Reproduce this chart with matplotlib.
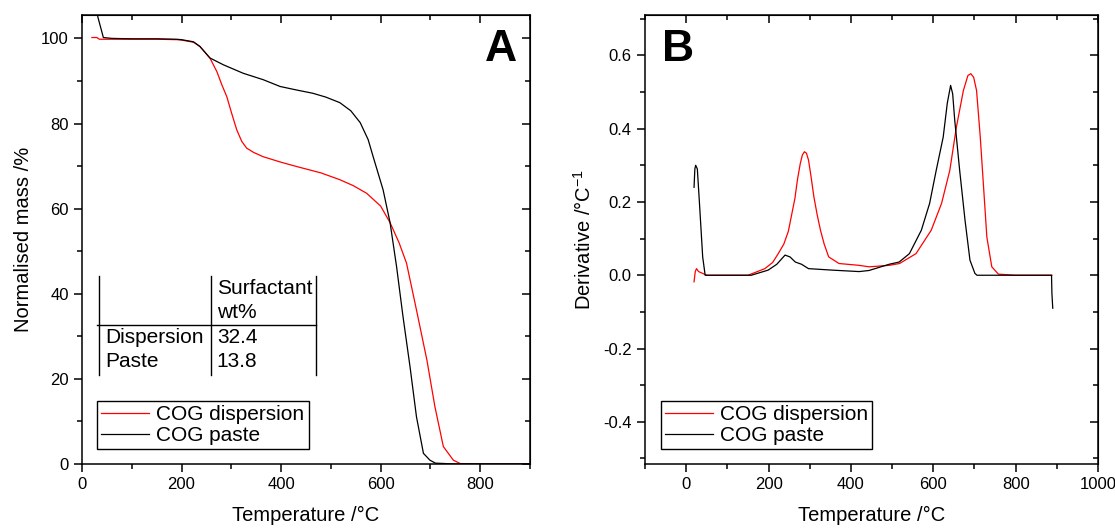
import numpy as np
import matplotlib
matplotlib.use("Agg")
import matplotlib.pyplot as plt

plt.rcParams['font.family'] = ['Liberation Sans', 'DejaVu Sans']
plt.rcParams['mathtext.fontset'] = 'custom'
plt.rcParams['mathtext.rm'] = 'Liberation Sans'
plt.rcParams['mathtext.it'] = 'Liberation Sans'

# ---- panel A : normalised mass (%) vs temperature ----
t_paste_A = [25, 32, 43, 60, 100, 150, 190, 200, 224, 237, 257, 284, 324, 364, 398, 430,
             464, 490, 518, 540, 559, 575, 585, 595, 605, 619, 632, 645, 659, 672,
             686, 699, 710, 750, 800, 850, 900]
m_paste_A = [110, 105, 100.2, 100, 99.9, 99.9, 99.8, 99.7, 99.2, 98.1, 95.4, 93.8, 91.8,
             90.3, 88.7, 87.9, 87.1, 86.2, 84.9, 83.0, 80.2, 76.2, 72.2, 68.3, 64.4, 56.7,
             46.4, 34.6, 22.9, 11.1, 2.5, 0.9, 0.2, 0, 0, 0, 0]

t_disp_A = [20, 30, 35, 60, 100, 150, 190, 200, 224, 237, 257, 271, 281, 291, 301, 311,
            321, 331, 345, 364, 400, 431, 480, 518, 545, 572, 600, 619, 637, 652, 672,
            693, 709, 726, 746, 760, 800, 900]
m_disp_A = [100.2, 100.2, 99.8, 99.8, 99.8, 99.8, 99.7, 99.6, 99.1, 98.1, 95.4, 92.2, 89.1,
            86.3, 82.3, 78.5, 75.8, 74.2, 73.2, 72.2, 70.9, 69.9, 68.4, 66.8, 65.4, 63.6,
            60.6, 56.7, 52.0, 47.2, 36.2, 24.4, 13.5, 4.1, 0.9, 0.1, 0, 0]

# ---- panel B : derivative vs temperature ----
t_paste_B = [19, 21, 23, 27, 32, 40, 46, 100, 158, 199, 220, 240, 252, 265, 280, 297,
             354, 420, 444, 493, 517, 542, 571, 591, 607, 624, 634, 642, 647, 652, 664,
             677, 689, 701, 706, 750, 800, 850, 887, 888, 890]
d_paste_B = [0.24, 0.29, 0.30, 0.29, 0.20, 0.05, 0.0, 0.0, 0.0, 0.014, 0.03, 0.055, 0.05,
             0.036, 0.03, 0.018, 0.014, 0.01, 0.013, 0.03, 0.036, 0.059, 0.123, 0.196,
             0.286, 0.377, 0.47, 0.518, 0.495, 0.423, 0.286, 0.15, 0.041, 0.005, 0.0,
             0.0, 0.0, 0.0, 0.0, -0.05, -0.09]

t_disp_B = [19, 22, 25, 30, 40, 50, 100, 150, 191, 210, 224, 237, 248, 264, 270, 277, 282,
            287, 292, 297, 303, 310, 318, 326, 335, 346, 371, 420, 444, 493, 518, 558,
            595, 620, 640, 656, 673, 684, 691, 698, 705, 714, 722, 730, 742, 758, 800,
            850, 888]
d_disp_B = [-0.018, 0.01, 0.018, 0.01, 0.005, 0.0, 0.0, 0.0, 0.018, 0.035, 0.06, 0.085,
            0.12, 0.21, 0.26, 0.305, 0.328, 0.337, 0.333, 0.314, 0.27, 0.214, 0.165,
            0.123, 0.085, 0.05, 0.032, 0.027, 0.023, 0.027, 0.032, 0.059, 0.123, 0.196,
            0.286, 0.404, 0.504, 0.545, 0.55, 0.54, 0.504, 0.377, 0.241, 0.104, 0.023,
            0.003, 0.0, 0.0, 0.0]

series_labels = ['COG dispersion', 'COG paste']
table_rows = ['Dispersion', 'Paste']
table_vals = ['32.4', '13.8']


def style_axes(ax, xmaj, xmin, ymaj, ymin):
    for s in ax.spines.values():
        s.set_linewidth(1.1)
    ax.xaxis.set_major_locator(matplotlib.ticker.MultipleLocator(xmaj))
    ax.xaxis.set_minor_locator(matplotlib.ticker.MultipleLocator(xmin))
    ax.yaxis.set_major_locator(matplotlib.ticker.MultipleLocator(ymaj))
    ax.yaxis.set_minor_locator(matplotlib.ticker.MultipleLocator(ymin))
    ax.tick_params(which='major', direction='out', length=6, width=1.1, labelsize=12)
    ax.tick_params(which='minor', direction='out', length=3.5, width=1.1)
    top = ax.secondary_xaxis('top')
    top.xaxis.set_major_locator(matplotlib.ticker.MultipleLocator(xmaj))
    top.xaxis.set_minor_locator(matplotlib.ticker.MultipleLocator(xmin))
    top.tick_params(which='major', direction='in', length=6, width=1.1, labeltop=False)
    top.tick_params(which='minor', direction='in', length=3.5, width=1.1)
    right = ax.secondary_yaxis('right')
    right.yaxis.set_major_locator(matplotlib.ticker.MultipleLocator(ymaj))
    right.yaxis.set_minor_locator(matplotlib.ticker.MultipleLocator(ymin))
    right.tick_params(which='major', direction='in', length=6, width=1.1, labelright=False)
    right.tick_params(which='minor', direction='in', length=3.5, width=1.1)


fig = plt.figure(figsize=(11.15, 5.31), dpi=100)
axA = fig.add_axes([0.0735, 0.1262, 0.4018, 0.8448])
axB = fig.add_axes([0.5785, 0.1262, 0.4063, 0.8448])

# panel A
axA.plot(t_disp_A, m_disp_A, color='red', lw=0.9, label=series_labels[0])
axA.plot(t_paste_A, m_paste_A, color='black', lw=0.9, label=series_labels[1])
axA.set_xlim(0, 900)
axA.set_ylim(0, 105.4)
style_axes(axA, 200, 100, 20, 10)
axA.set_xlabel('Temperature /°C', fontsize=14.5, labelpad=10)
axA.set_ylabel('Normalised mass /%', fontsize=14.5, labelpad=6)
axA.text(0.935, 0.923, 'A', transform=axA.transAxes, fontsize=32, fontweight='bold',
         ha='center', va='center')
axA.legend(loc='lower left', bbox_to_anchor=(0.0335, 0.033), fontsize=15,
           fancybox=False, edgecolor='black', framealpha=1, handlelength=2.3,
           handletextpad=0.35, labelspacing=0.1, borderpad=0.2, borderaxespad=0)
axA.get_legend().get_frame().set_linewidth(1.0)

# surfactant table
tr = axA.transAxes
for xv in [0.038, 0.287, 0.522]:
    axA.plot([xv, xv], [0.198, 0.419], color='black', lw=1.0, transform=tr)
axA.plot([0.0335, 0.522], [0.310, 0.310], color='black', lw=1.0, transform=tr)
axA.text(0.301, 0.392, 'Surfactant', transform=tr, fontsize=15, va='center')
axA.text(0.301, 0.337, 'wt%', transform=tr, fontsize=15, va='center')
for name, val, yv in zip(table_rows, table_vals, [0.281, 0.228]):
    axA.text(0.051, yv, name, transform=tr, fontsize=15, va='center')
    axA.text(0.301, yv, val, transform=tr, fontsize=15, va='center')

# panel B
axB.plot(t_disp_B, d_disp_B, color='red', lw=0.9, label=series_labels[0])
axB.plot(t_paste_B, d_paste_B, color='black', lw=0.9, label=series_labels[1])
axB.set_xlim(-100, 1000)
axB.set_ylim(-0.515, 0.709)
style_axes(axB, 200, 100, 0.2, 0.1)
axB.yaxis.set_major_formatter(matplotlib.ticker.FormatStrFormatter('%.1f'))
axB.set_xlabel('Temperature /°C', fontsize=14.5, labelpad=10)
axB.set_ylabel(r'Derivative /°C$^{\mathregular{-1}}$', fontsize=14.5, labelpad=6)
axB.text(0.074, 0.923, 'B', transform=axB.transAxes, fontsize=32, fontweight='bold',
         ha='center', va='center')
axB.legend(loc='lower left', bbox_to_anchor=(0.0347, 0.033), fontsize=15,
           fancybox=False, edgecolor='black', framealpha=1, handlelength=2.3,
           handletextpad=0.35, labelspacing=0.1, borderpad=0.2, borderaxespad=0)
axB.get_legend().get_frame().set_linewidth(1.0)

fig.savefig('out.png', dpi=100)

--

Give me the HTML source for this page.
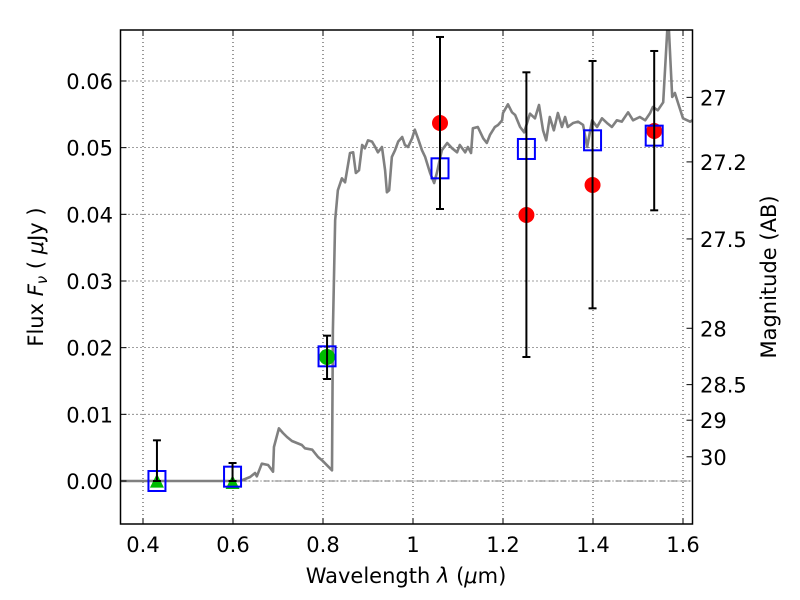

...

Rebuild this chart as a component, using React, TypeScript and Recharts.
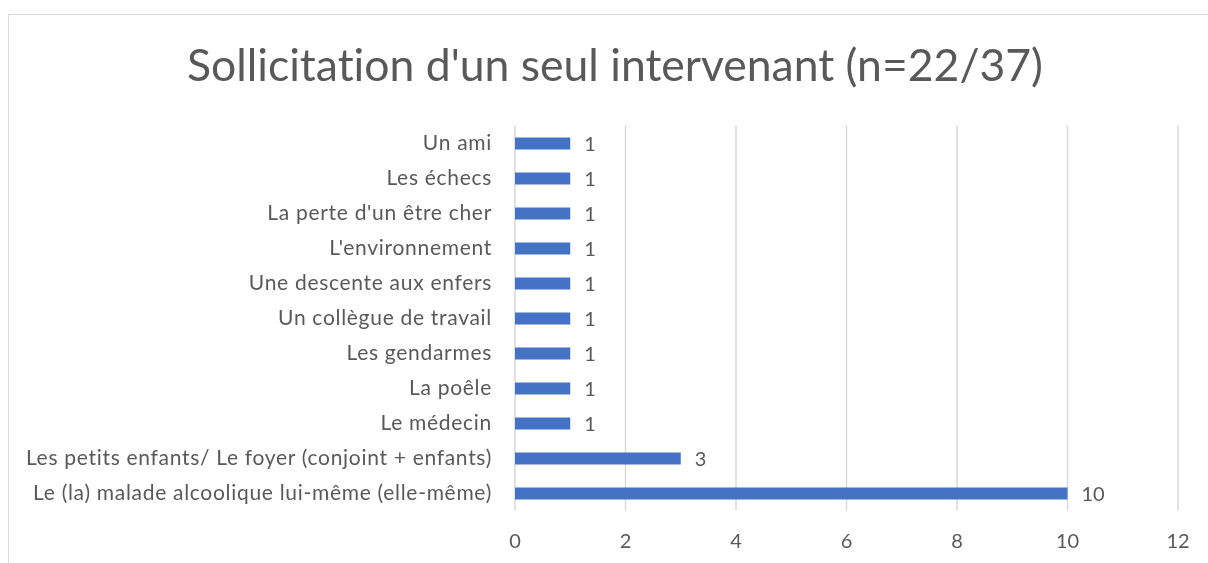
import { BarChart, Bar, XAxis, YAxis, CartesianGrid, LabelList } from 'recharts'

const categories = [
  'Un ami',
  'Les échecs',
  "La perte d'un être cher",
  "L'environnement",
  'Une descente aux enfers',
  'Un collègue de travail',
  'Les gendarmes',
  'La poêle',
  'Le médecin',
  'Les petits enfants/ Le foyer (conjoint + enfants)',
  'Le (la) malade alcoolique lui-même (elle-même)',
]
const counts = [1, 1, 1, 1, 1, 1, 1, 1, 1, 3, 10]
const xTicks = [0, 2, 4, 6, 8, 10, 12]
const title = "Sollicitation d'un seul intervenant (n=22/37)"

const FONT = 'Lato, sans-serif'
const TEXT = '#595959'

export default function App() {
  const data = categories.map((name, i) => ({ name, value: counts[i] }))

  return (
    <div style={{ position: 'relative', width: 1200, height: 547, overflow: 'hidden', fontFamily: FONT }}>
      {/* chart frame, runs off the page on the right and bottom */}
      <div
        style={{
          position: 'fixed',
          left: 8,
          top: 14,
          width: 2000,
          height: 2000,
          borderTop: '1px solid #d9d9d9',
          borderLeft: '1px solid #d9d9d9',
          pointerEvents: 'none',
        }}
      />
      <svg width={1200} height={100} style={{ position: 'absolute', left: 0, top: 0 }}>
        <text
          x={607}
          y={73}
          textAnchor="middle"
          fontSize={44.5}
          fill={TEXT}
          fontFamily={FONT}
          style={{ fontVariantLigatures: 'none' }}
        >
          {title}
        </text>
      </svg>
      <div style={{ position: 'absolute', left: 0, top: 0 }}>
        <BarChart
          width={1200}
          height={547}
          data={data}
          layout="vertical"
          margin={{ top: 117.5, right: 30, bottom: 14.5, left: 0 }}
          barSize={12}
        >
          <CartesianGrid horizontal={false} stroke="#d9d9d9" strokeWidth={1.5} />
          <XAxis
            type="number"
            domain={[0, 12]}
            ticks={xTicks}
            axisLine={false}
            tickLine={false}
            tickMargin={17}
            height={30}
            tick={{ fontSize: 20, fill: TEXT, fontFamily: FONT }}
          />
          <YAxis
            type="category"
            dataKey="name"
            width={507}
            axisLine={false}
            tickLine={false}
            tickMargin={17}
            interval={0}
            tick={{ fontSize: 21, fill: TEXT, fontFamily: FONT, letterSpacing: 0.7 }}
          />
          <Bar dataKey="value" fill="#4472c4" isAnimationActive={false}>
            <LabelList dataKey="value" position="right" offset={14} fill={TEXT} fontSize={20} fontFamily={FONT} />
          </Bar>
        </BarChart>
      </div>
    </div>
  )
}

EXERCISE GOAL →
Gather and copy every line of the data in which the string "this" is found.

TASK ANSWER →
Reproduce this chart with matplotlib.
Give me the HTML source for this page.
Rebuild this chart as a component, using React, TypeScript and Recharts.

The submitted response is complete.